The comparison technique works best with other techniques like trend and correlation.  Combining these techniques with your analytical skills will help you to figure out what metrics to compare and understand where the bottleneck is.

Elimination:This is a technique where you can use your cognitive skills and as innovative as possible. The idea here is to remove certain components from the list of culprits and focus on others to identify the bottleneck. So it is like removing hardware resources and focusing on software resource bottlenecks or removing DB server bottleneck and focusing on the app server or removing the server bottlenecks and concentrates on the code.

Let us understand this using an example (Figure 4) in the Custom Application for EDI Translation. The application server has got 3 different pools of resources – (File) Translation, OR (Reporting) and Archival. The server CPU utilization is around 95% during the core processing when Translation, OR and Archival threads are in use. Since high CPU is a concern based on the application hardware sizing, we need to figure out what is causing the high CPU.  Once the Translation is completed and none of the threads are in use, CPU is still at 90%. That means OR and Archival contributes to

90% of the CPU utilization. Next comes the elimination point 2. When all the OR threads are out of use, CPU came down to 30%. It clearly shows that OR/Reporting was contributing 60% CPU.

Pattern Matching: It is a technique of comparing the performance issues in system under analysis with commonly seen issues and its causes in other systems. There are so many common performance issues like one of the server is not configured properly in the load balanced environment resulting in regular spikes in the response time,huge spike in response time in a stable system due to web server cache refreshes and even gradual increase in response time due to memory leaks. So the technique here is to compare the performance issues with commonly seen issues and its root causes in the industry.In this way, it is easy to jump on and focus on the commonly seen components.

To show this technique in detail, let us a look at a test result of Java based Order Management System at 1500 orders per hour for 48 hours. Save Order transaction is taking sub second response time in the beginning of the test but showed increasing trend in response time and finally reached 100 second response time towards the end of the test. This is a clear indication of performance degradation over time. Using the technique mentioned here, root cause of issue could be memory shortage over time. Upon analyzing the java memory usage, it clearly indicated that the used memory increased from 200 MB to 1 GB. This was due to memory leak in the system. See the below diagram for the analysis.

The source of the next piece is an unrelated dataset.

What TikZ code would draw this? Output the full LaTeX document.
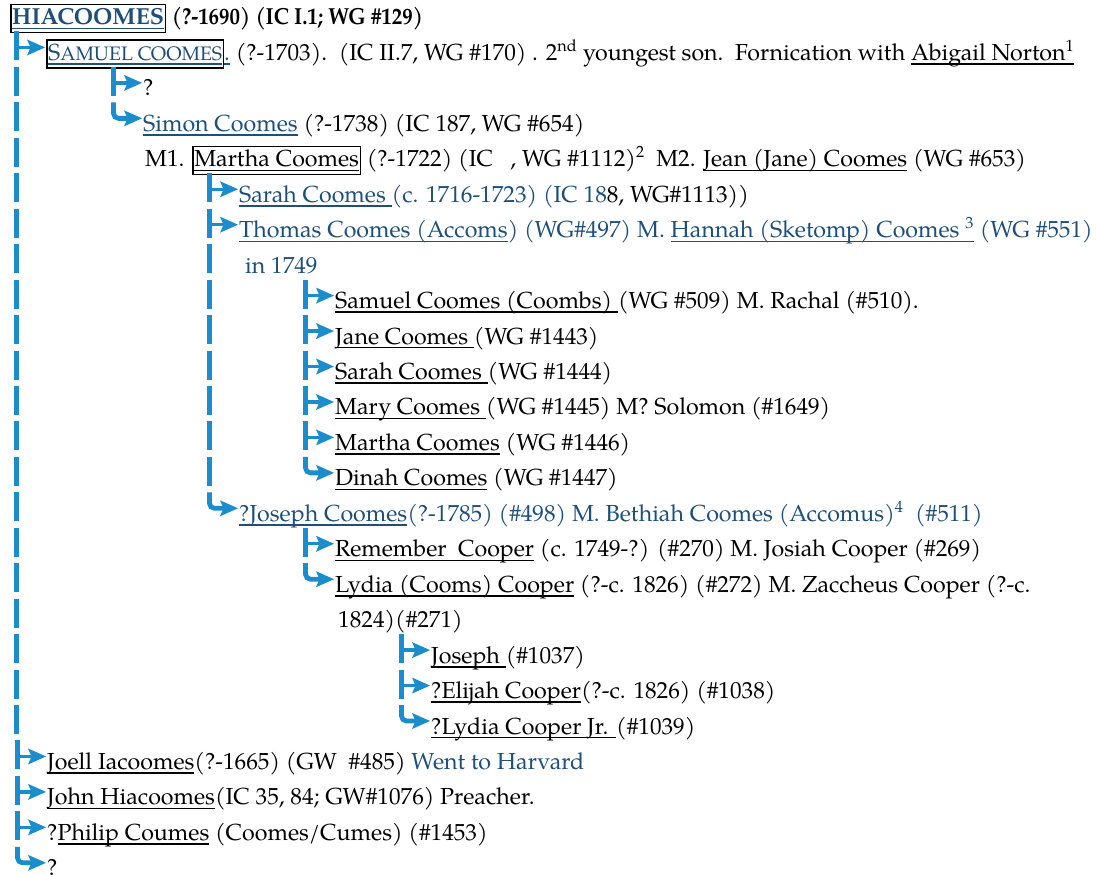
\documentclass[tikz,border=0pt]{standalone}
\usepackage{fontspec}
\usepackage{graphicx}
\setmainfont{TeX Gyre Pagella}
\usetikzlibrary{calc}
\definecolor{lnk}{RGB}{31,78,121}
\definecolor{icn}{RGB}{27,141,204}
\newcommand\uln[1]{\leavevmode\setbox0\hbox{#1}\rlap{\vrule height -2.8pt depth 4.4pt width \wd0}\box0{}}
\newcommand\bx[1]{{\setlength\fboxsep{0.5pt}\setlength\fboxrule{1.5pt}\fbox{\rule[-6.5pt]{0pt}{25.5pt}#1}}}
\newcommand\smc[1]{{\fontsize{19.5}{22}\selectfont #1}}
\newcommand\arrowhd{\fill[icn] ($(t)+(28.5,13)$) -- ++(-18,8) -- ++(3.5,-8) -- ++(-3.5,-8) -- cycle;}
\newcommand\tee[1]{%
  \coordinate (t) at ($(#1.base west)+(-29.5,0)$);
  \fill[icn] ($(t)+(-2.7,0)$) rectangle ($(t)+(2.7,29)$);
  \draw[icn,line width=3.4] ($(t)+(2,13)$) -- ($(t)+(15,13)$);
  \arrowhd}
\newcommand\elb[1]{%
  \coordinate (t) at ($(#1.base west)+(-29.5,0)$);
  \draw[icn,line width=4.8,rounded corners=5] ($(t)+(0,29)$) -- ($(t)+(0,13)$) -- ($(t)+(15,13)$);
  \arrowhd}
\newcommand\dsh[2]{%
  \coordinate (t) at ($(#1.base west)+(-29.5,0)$);
  \fill[icn] ($(t |- #2.base)+(-2.7,0)$) rectangle ($(t |- #2.base)+(2.7,29)$);}
\begin{document}
\begin{tikzpicture}[x=1pt,y=1pt,
  row/.style={anchor=base west,inner sep=0pt,font=\fontsize{23.2}{27}\selectfont}]
\fill[white] (0,0) rectangle (1096,-875);
\useasboundingbox (0,0) rectangle (1096,-875);
\node[row] (r1) at (10,-25) {\bx{\color{lnk}\uln{\textbf{HIACOOMES}}} \scalebox{0.9}[1]{\textbf{(?-1690) (IC I.1; WG \#129)}}};
\node[row] (r2) at (46,-60.45) {\bx{\color{lnk}\uln{S\smc{AMUEL COOMES}}}{\color{lnk}\uln{.}} (?-1703).\ \ (IC II.7, WG \#170) . 2\textsuperscript{nd} youngest son.\ \ Fornication with \uln{Abigail Norton\textsuperscript{1}}};
\node[row] (r3) at (143,-95.9) {?};
\node[row] (r4) at (143,-131.35) {{\color{lnk}\uln{Simon Coomes}} (?-1738) (IC 187, WG \#654)};
\node[row] (r5) at (145,-166.8) {M1. \bx{\uln{Martha Coomes}} (?-1722) (IC\ \ \ , WG \#1112)\textsuperscript{2}\ \ M2. \uln{Jean (Jane) Coomes} (WG \#653)};
\node[row] (r6) at (239,-202.25) {{\color{lnk}\uln{Sarah Coomes }(c. 1716-1723) (IC 18}8, WG\#1113))};
\node[row] (r7) at (239,-237.7) {\color{lnk}\uln{Thomas Coomes (Accoms}) (WG\#497) M. \uln{Hannah (Sketomp) Coomes \textsuperscript{3}} (WG \#551)};
\node[row] (r8) at (245,-273.15) {\color{lnk}in 1749};
\node[row] (r9) at (335,-308.6) {\uln{Samuel Coomes (Coombs) }(WG \#509) M. Rachal (\#510).};
\node[row] (r10) at (335,-344.05) {\uln{Jane Coomes }(WG \#1443)};
\node[row] (r11) at (335,-379.5) {\uln{Sarah Coomes }(WG \#1444)};
\node[row] (r12) at (335,-414.95) {\uln{Mary Coomes }(WG \#1445) M? Solomon (\#1649)};
\node[row] (r13) at (335,-450.4) {\uln{Martha Coomes} (WG \#1446)};
\node[row] (r14) at (335,-485.85) {\uln{Dinah Coomes} (WG \#1447)};
\node[row] (r15) at (239,-521.3) {\color{lnk}\uln{?Joseph Coomes}(?-1785) (\#498) M. Bethiah Coomes (Accomus)\textsuperscript{4}\ \ (\#511)};
\node[row] (r16) at (335,-556.75) {\uln{Remember\ \ Cooper} (c. 1749-?) (\#270) M. Josiah Cooper (\#269)};
\node[row] (r17) at (335,-592.2) {\uln{Lydia (Cooms) Cooper} (?-c. 1826) (\#272) M. Zaccheus Cooper (?-c.};
\node[row] (r18) at (338,-627.65) {1824)(\#271)};
\node[row] (r19) at (431,-663.1) {\uln{Joseph }(\#1037)};
\node[row] (r20) at (431,-698.55) {\uln{?Elijah Cooper}(?-c. 1826) (\#1038)};
\node[row] (r21) at (431,-734) {\uln{?Lydia Cooper Jr. }(\#1039)};
\node[row] (r22) at (47,-769.45) {\uln{Joell Iacoomes}(?-1665) (GW\ \ \#485) {\color{lnk}Went to Harvard}};
\node[row] (r23) at (47,-804.9) {\uln{John Hiacoomes}(IC 35, 84; GW\#1076) Preacher.};
\node[row] (r24) at (47,-840.35) {?\uln{Philip Coumes} (Coomes/Cumes) (\#1453)};
\node[row] (r25) at (47,-875.8) {?};
% icons
\tee{r2}
\tee{r3} \elb{r4}
\tee{r6} \tee{r7}
\tee{r9} \tee{r10} \tee{r11} \tee{r12} \tee{r13} \elb{r14}
\elb{r15}
\tee{r16} \elb{r17}
\tee{r19} \tee{r20} \elb{r21}
\tee{r22} \tee{r23} \tee{r24} \elb{r25}
% continuation dashes
\foreach \r in {r3,r4,r5,r6,r7,r8,r9,r10,r11,r12,r13,r14,r15,r16,r17,r18,r19,r20,r21} {\dsh{r2}{\r}}
\foreach \r in {r8,r9,r10,r11,r12,r13,r14} {\dsh{r6}{\r}}
\end{tikzpicture}
\end{document}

Drill Down: It is a very common technique to narrow down the focus to a component by drilling down. It is pretty much like start your investigation at one point and drill down further to see what exactly is the problem. This technique can be applied at any type of components or any metrics.

As most of us agree, the performance bottleneck analysis is an art than a science. So these techniques are just a guideline to do the analysis but need not be limited these. By combining these techniques and many others with analytic, cognitive and mathematical skills will definitely help you to identify the bottlenecks. Every performance bottleneck analysis is an exploration task, so in addition to all the skills, focus and perseverance is the key to the success.